» **THE EXERCISE**
What is the number of lines that include the word "Write"? Provide only that figure.

» **RECORDS FOR PROCESSING**

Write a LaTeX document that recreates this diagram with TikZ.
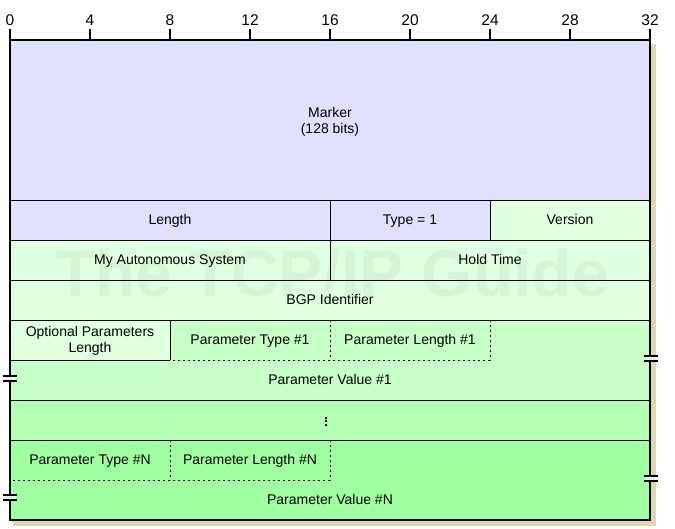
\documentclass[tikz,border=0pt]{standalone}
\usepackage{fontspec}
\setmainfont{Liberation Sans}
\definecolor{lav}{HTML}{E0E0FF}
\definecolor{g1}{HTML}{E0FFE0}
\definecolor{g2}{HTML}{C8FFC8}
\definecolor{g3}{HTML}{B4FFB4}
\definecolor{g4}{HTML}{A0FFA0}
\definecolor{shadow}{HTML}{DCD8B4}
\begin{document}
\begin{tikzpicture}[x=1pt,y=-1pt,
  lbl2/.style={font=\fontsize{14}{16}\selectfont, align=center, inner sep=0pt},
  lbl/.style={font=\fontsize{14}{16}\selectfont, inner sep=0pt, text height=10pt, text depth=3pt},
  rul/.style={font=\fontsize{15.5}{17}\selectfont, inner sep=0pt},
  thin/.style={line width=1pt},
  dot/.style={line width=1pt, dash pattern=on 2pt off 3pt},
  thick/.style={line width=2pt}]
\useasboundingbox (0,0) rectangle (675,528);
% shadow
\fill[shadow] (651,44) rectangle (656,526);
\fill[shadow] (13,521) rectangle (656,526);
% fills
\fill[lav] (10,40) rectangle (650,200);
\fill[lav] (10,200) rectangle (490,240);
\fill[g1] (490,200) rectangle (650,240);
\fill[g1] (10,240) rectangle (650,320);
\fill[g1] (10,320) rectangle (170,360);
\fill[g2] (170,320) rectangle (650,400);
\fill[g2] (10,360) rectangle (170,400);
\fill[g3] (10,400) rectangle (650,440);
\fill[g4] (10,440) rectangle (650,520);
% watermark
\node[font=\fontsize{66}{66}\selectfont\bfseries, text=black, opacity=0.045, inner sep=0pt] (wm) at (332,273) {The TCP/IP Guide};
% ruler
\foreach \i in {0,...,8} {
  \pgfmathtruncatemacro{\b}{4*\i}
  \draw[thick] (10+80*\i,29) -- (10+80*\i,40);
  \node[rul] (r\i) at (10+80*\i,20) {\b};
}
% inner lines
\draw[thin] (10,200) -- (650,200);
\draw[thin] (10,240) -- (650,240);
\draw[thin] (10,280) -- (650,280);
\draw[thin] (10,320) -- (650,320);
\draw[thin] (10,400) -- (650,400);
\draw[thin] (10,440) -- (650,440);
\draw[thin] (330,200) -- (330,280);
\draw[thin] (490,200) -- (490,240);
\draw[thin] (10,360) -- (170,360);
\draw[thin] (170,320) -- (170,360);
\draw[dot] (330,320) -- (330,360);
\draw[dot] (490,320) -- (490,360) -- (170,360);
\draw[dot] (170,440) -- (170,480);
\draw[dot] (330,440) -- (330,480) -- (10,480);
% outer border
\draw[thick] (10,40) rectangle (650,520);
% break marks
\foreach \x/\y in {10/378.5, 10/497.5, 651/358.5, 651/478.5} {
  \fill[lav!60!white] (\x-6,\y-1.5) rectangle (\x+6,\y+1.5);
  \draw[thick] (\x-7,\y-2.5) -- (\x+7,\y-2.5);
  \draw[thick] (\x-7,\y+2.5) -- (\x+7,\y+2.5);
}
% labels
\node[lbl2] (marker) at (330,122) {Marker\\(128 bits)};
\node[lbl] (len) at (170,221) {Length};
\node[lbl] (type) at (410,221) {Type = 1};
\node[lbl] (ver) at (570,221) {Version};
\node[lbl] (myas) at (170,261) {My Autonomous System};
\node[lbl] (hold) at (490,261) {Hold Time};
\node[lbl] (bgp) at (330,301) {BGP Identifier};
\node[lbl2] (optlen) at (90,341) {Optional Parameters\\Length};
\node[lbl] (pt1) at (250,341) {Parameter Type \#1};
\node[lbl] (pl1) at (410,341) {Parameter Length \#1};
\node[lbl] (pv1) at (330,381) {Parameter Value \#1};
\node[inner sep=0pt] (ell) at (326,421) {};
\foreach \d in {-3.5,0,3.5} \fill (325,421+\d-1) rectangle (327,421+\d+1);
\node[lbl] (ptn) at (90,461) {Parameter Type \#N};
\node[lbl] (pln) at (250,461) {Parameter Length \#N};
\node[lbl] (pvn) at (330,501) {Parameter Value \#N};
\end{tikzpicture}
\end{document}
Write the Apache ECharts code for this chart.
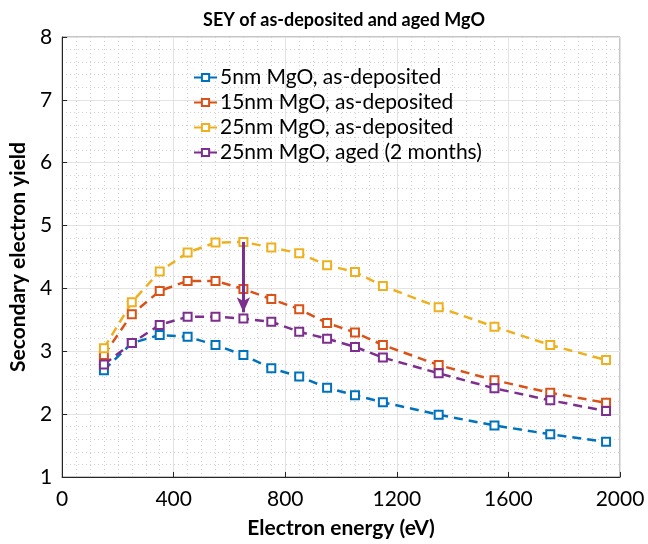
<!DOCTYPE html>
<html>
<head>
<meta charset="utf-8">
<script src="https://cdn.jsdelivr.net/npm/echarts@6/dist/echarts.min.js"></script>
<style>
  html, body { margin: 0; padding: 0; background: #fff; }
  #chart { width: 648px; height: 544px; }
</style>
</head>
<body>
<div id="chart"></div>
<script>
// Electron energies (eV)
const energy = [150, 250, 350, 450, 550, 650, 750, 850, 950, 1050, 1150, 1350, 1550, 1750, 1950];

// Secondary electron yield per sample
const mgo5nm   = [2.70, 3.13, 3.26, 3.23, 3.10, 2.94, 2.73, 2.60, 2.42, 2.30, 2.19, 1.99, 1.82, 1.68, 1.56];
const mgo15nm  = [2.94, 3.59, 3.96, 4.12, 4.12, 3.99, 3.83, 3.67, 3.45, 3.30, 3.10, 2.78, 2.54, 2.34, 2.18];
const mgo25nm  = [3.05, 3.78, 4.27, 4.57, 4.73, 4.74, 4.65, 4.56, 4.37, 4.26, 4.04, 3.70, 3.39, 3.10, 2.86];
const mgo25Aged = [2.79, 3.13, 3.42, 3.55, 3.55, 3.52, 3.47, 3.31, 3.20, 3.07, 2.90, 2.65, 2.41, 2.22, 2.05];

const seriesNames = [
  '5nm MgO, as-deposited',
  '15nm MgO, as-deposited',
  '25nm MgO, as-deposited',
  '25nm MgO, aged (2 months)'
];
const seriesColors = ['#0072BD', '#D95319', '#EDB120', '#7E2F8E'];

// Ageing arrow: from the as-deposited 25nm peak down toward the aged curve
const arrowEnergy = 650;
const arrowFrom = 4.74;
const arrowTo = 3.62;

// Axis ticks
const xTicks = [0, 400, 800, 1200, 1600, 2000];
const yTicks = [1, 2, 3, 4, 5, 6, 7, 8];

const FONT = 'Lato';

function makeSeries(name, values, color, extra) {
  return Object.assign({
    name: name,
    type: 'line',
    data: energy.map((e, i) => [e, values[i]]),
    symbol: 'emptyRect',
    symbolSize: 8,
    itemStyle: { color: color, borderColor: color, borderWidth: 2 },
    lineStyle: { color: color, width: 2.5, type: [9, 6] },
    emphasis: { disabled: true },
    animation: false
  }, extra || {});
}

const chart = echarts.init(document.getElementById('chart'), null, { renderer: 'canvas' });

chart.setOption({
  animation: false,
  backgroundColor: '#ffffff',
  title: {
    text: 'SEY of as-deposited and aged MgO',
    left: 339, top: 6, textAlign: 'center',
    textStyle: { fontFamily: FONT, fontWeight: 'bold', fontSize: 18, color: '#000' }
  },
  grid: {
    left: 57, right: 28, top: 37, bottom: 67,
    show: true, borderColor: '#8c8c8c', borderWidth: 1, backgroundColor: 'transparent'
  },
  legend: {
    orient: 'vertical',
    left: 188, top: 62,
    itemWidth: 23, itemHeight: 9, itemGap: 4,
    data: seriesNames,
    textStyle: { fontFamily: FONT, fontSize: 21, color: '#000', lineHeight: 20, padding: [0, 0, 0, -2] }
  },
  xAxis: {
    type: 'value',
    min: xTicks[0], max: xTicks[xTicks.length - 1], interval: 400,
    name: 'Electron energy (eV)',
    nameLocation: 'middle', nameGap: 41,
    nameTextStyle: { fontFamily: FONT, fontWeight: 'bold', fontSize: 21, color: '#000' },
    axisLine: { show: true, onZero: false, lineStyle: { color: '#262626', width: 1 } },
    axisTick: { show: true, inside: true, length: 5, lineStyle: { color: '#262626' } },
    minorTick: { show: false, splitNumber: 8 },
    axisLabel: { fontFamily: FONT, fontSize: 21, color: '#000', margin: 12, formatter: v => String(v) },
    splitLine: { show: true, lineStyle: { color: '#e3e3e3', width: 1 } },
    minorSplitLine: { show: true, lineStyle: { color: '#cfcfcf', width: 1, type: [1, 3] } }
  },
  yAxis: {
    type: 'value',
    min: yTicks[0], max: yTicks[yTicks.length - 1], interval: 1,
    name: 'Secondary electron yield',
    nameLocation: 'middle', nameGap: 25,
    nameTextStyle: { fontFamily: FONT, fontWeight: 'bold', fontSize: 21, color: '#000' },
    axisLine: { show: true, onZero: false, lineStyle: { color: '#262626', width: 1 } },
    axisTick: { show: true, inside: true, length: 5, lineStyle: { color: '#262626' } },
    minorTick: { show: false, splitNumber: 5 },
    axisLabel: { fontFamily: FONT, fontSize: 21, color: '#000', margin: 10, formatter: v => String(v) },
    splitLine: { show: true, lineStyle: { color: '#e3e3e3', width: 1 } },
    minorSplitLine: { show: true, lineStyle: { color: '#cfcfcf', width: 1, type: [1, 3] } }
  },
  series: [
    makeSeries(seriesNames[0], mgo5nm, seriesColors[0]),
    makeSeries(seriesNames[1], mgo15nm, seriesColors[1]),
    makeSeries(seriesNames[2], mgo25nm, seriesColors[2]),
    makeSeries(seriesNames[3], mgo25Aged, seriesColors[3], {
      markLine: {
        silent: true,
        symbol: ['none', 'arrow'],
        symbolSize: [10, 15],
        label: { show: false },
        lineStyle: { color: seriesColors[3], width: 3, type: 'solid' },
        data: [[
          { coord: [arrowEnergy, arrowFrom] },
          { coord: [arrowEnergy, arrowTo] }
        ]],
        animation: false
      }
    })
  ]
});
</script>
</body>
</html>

» **EXPECTED OUTPUT**
2